Fulacht fia, Kilbarry, Co. Cork
Co. Cork |
Settlement Sites
In a field of pasture on the north bank of a stream in Kilbarry, Co. Cork, a low circular mound sits so quietly in the landscape that a passing walker might easily take it for a natural rise in the ground.
It is not. Roughly ten metres across and only about forty centimetres high, it is composed of burnt material, the accumulated debris of repeated prehistoric cooking, and it belongs to a class of monument known as a fulacht fia, one of the most common archaeological site types in Ireland yet still not entirely understood.

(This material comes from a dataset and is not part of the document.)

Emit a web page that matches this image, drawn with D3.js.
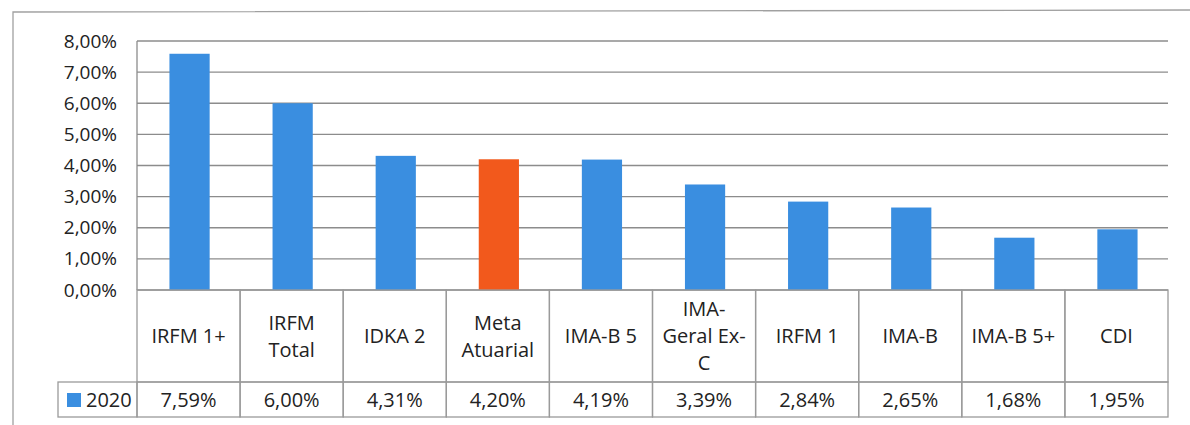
<!DOCTYPE html>
<html lang="pt">
<head>
    <meta charset="UTF-8">
    <title>Rentabilidade 2020</title>
    <script src="https://cdn.jsdelivr.net/npm/d3@7"></script>
    <style>
        body { margin: 0; background: #fff; }
        svg text { font-family: "Open Sans", sans-serif; fill: #222; font-weight: 500; }
        .grid line { stroke: #8c8c8c; stroke-width: 1.3; }
        .cell { fill: none; stroke: #9a9a9a; stroke-width: 1.3; }
    </style>
</head>
<body>
<svg width="1190" height="425"></svg>
<script>
    // data
    var categories = ["IRFM 1+", "IRFM Total", "IDKA 2", "Meta Atuarial", "IMA-B 5", "IMA-Geral Ex-C", "IRFM 1", "IMA-B", "IMA-B 5+", "CDI"];
    var labelLines = [["IRFM 1+"], ["IRFM", "Total"], ["IDKA 2"], ["Meta", "Atuarial"], ["IMA-B 5"], ["IMA-", "Geral Ex-", "C"], ["IRFM 1"], ["IMA-B"], ["IMA-B 5+"], ["CDI"]];
    var values2020 = [7.59, 6.00, 4.31, 4.20, 4.19, 3.39, 2.84, 2.65, 1.68, 1.95];
    var seriesName = "2020";
    var highlight = "Meta Atuarial";
    var yTicks = [0, 1, 2, 3, 4, 5, 6, 7, 8];

    var blue = "#3a8ee0", orange = "#f2591c";

    var svg = d3.select("svg");
    var plotLeft = 137, plotRight = 1168, plotTop = 41, plotBottom = 290;
    var headerBottom = 382, tableBottom = 417, legendLeft = 58;

    var pt = d3.formatLocale({decimal: ",", thousands: ".", grouping: [3], currency: ["R$", ""]});
    var pct = function(v) { return pt.format(".2f")(v) + "%"; };

    var x = d3.scaleBand().domain(categories).range([plotLeft, plotRight]).paddingInner(0).paddingOuter(0);
    var y = d3.scaleLinear().domain([0, 8]).range([plotBottom, plotTop]);

    // outer frame
    svg.append("path")
        .attr("d", "M13,425 L13,12 L1190,10")
        .attr("fill", "none").attr("stroke", "#a0a0a0").attr("stroke-width", 1.3);

    // gridlines
    var grid = svg.append("g").attr("class", "grid");
    grid.selectAll("line").data(yTicks).enter().append("line")
        .attr("x1", plotLeft).attr("x2", plotRight)
        .attr("y1", function(d) { return y(d); })
        .attr("y2", function(d) { return y(d); });
    grid.append("line").attr("x1", plotLeft).attr("x2", plotLeft).attr("y1", plotTop).attr("y2", plotBottom);

    // y axis
    var yAxis = svg.append("g")
        .attr("transform", "translate(" + (plotLeft - 20) + ",0)")
        .call(d3.axisLeft(y).tickValues(yTicks).tickSize(0).tickPadding(0).tickFormat(pct));
    yAxis.select(".domain").remove();
    yAxis.selectAll("text").attr("font-size", "19px").attr("fill", "#222")
        .style("font-family", "'Open Sans', sans-serif");

    // bars
    var bw = x.bandwidth() * 0.39;
    svg.selectAll(".bar").data(categories).enter().append("rect")
        .attr("class", "bar")
        .attr("x", function(d) { return x(d) + (x.bandwidth() - bw) / 2 + 1; })
        .attr("width", bw)
        .attr("y", function(d, i) { return y(values2020[i]); })
        .attr("height", function(d, i) { return plotBottom - y(values2020[i]); })
        .attr("fill", function(d) { return d === highlight ? orange : blue; });

    // data table
    var table = svg.append("g");
    table.selectAll(".hcell").data(categories).enter().append("rect")
        .attr("class", "cell")
        .attr("x", function(d) { return x(d); }).attr("width", x.bandwidth())
        .attr("y", plotBottom).attr("height", headerBottom - plotBottom);
    table.selectAll(".vcell").data(categories).enter().append("rect")
        .attr("class", "cell")
        .attr("x", function(d) { return x(d); }).attr("width", x.bandwidth())
        .attr("y", headerBottom).attr("height", tableBottom - headerBottom);
    table.append("rect").attr("class", "cell")
        .attr("x", legendLeft).attr("width", plotLeft - legendLeft)
        .attr("y", headerBottom).attr("height", tableBottom - headerBottom);

    // category labels
    var lh = 27;
    table.selectAll(".lab").data(categories).enter().append("text")
        .attr("text-anchor", "middle").attr("font-size", "20px")
        .each(function(d, i) {
            var lines = labelLines[i];
            var cy = (plotBottom + headerBottom) / 2 + 7 - (lines.length - 1) * lh / 2;
            var t = d3.select(this);
            lines.forEach(function(s, k) {
                t.append("tspan")
                    .attr("x", x(d) + x.bandwidth() / 2)
                    .attr("y", cy + k * lh)
                    .text(s);
            });
        });

    // values
    table.selectAll(".val").data(categories).enter().append("text")
        .attr("text-anchor", "middle").attr("font-size", "20px")
        .attr("x", function(d) { return x(d) + x.bandwidth() / 2; })
        .attr("y", (headerBottom + tableBottom) / 2 + 7)
        .text(function(d, i) { return pct(values2020[i]); });

    // legend key
    table.append("rect").attr("x", 67).attr("y", 393).attr("width", 14).attr("height", 14).attr("fill", blue);
    table.append("text").attr("x", 86).attr("y", (headerBottom + tableBottom) / 2 + 7)
        .attr("font-size", "20px").text(seriesName);
</script>
</body>
</html>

A fulacht fia, sometimes called a burnt mound, is the scorched and shattered residue of an ancient method of heating water. The process involved heating stones in a fire and dropping them into a water-filled trough; the stones cracked from the thermal shock and were discarded into a heap nearby. Over many uses, that heap became a substantial crescent or horseshoe-shaped mound of fire-cracked stone and charcoal. These sites are typically Bronze Age, though the practice may have continued later, and they are almost always found near water, which this example confirms. What makes the Kilbarry site particularly legible is the survival of a dried-up stream bed, now visible as a shallow fosse, or ditch-like depression, curving around the mound to the west, north, and north-east. The stream that once supplied the site has shifted or dried out, but its former course still traces the mound like a faint signature, connecting the archaeology to the hydrology that made it possible in the first place.